Stated exercise >> Repeat, exactly and completely, the material that follows. Omit the pictures.

Dataset section >>
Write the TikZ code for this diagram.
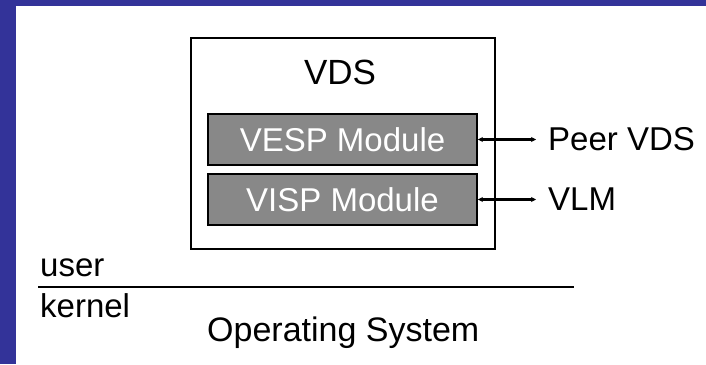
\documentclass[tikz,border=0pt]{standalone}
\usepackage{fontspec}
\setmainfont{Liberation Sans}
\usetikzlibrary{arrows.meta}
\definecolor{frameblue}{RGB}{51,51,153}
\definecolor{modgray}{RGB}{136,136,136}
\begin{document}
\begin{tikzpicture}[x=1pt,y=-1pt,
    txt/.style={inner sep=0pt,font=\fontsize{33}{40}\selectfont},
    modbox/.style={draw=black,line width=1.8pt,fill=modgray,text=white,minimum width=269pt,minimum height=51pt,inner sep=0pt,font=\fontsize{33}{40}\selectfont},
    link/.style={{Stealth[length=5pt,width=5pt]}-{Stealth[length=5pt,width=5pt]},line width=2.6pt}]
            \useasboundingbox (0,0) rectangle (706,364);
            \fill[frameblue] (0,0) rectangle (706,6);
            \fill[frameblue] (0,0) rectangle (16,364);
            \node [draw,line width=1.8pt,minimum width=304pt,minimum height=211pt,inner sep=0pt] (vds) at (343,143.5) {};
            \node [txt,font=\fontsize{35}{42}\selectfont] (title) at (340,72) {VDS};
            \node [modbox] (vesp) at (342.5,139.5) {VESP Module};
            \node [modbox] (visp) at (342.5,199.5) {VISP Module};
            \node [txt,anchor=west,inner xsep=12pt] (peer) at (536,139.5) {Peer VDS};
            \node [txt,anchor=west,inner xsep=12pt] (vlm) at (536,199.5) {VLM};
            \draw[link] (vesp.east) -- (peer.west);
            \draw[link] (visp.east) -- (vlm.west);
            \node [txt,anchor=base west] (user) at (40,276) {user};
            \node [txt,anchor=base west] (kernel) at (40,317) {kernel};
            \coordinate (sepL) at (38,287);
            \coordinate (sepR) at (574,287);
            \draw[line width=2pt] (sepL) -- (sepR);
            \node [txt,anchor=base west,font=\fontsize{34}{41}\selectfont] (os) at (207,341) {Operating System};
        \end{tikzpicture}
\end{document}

Result >>
Write the TikZ code for this diagram.
\documentclass[tikz,border=0pt]{standalone}
\usepackage{fontspec}
\setmainfont{Liberation Sans}
\usetikzlibrary{arrows.meta}
\definecolor{frameblue}{RGB}{51,51,153}
\definecolor{modgray}{RGB}{136,136,136}
\begin{document}
\begin{tikzpicture}[x=1pt,y=-1pt,
    txt/.style={inner sep=0pt,font=\fontsize{33}{40}\selectfont},
    modbox/.style={draw=black,line width=1.8pt,fill=modgray,text=white,minimum width=269pt,minimum height=51pt,inner sep=0pt,font=\fontsize{33}{40}\selectfont},
    link/.style={{Stealth[length=5pt,width=5pt]}-{Stealth[length=5pt,width=5pt]},line width=2.6pt}]
            \useasboundingbox (0,0) rectangle (706,364);
            \fill[frameblue] (0,0) rectangle (706,6);
            \fill[frameblue] (0,0) rectangle (16,364);
            \node [draw,line width=1.8pt,minimum width=304pt,minimum height=211pt,inner sep=0pt] (vds) at (343,143.5) {};
            \node [txt,font=\fontsize{35}{42}\selectfont] (title) at (340,72) {VDS};
            \node [modbox] (vesp) at (342.5,139.5) {VESP Module};
            \node [modbox] (visp) at (342.5,199.5) {VISP Module};
            \node [txt,anchor=west,inner xsep=12pt] (peer) at (536,139.5) {Peer VDS};
            \node [txt,anchor=west,inner xsep=12pt] (vlm) at (536,199.5) {VLM};
            \draw[link] (vesp.east) -- (peer.west);
            \draw[link] (visp.east) -- (vlm.west);
            \node [txt,anchor=base west] (user) at (40,276) {user};
            \node [txt,anchor=base west] (kernel) at (40,317) {kernel};
            \coordinate (sepL) at (38,287);
            \coordinate (sepR) at (574,287);
            \draw[line width=2pt] (sepL) -- (sepR);
            \node [txt,anchor=base west,font=\fontsize{34}{41}\selectfont] (os) at (207,341) {Operating System};
        \end{tikzpicture}
\end{document}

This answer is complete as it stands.